1. An antenna structure, comprising at least one active and at least one parasitic antenna conductor and arranged to be fitted on top of a planar electroconductive surface at a distance from said surface which is arranged to operate as a ground plane for said antenna structure, and which antenna structure comprises, arranged parallelly at a distance from each other, a first antenna conductor and a second antenna conductor which have an electrical length of approximately ¼ of the wavelength of the used frequency and which are substantially parallel with said ground plane, and which comprise opposite first ends and opposite free second ends, wherein the antenna structure is further equipped with symmetrical conductors at the first ends for short-circuiting the first ends to said ground plane and a first conductor for coupling a supply of radio frequency energy to a desired point between a first end and a second end of the active antenna conductor, wherein the antenna structure also includes a second conductor symmetrical to the first conductor for coupling a short circuit to the ground plane at a corresponding point between a first end and a second end of the parasitic antenna conductor in such a way that when the antenna structure is rotated 180°, the second conductor is, in turn, used as said supply and the first conductor is, in turn, used as said short circuit.

2. An antenna structure according to claim 1, wherein the antenna structure is an integrated element for assembly in a frame part.

3. An antenna structure according to claim 2, wherein the integrated element comprises a circuit board on which said conductors are formed by means of strip conductors made of copper.

4. An antenna structure according to claim 3, wherein said strip conductors are substantially perpendicular to said ground plane.

5. An antenna structure according to claim 3, wherein the circuit board is a double-sided circuit board whose each side is equipped with said antenna conductor, said short circuit and said supply.

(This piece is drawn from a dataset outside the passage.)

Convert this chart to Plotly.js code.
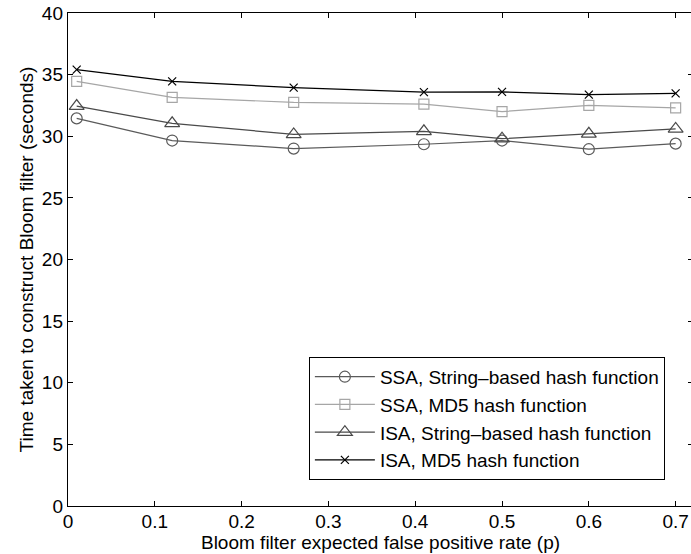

6. An antenna structure according to claim 3, wherein the circuit board is also equipped with soldering surfaces by means of copper conductors for fixing said circuit board by soldering to said ground plane.

7. An antenna structure according to claim 1, wherein a shape of the active and parasitic antenna conductors are meander or straight.

8. An antenna structure according to claim 1, wherein it is also equipped with two identical antenna structures one after the other for forming a diversity antenna and for installing the same also in a position rotated 180°, wherein the free ends of the active antenna conductors are placed outermost in the structure.

9. An antenna structure according to claim 1, wherein said supply conductor and said short-circuit conductor are strip conductors and are connected to each other at the ends on the side of the antenna conductor and separated from each other at the ends on the side of the ground plane.

10. A longitudinal expansion card, comprising a card part which is arranged to be inserted preferably completely in the expansion card connection of an electronic device, a housing part to be fixed at a distance from said card part, which is at least partly arranged to extend outside said connection, a circuit board fitted inside said card part and said housing part, and an antenna structure which comprises at least one active and at least one parasitic antenna conductor and which is arranged to be fitted on top of a planar electroconductive surface, at a distance from said surface, which is arranged to be used as the ground plane of said antenna structure, and which antenna structure comprises, fitted substantially parallelly at a distance from each other, a first antenna conductor and a second antenna conductor, which have an electrical length of approximately ¼ of the wavelength of the used frequency and which are parallel with said ground plane, and which comprise opposite first ends and opposite free second ends, wherein the antenna structure is further equipped with symmetrical conductors at the first ends for short-circuiting the first ends to said ground plane and a first conductor for coupling a supply of radio frequency energy to a desired point between a first end and a second end of the active antenna conductor, wherein the antenna structure also includes a second conductor symmetrical to the first conductor for coupling a short circuit to the corresponding point between a first end and a second end of the parasitic antenna conductor in such a way that when the antenna structure is rotated 180°, the second conductor is, in turn, used as said supply and the first conductor is, in turn, used as said short circuit.

11. An expansion card according to claim 10, wherein the antenna structure is an integrated element for assembly in a frame part.

12. An expansion card according to claim 11, wherein the integrated element comprises a circuit board on which said conductors are formed by means of strip conductors made of copper.

13. A method in the manufacture of an antenna structure which comprises at least one active and at least one parasitic antenna conductor and which is arranged to operate as a ground plane for said antenna structure, and which antenna structure comprises, arranged substantially parallelly at a distance from each other, a first antenna conductor and a second antenna conductor which have an electrical length of approximately ¼ of the wavelength of the used frequency and which are parallel with said ground plane, and which comprise opposite first ends and opposite free second ends, wherein equipping the antenna structure further with symmetrical conductors at the first ends for short-circuiting the first ends to said ground plane and a first conductor for coupling a supply of radio frequency energy to a desired point between a first end and a second end of the active antenna conductor, equipping the antenna structure with a second conductor symmetrically to the first conductor for coupling a short circuit to the ground plane a corresponding point between a first end and a second end of the parasitic antenna conductor in such a way that when the antenna structure is rotated 180° the second conductor is, in turn, used as said supply and the first conductor is, in turn, used as said short circuit.

14. A method according to claim 13, wherein the antenna structure is formed as an integrated element for assembly into a frame.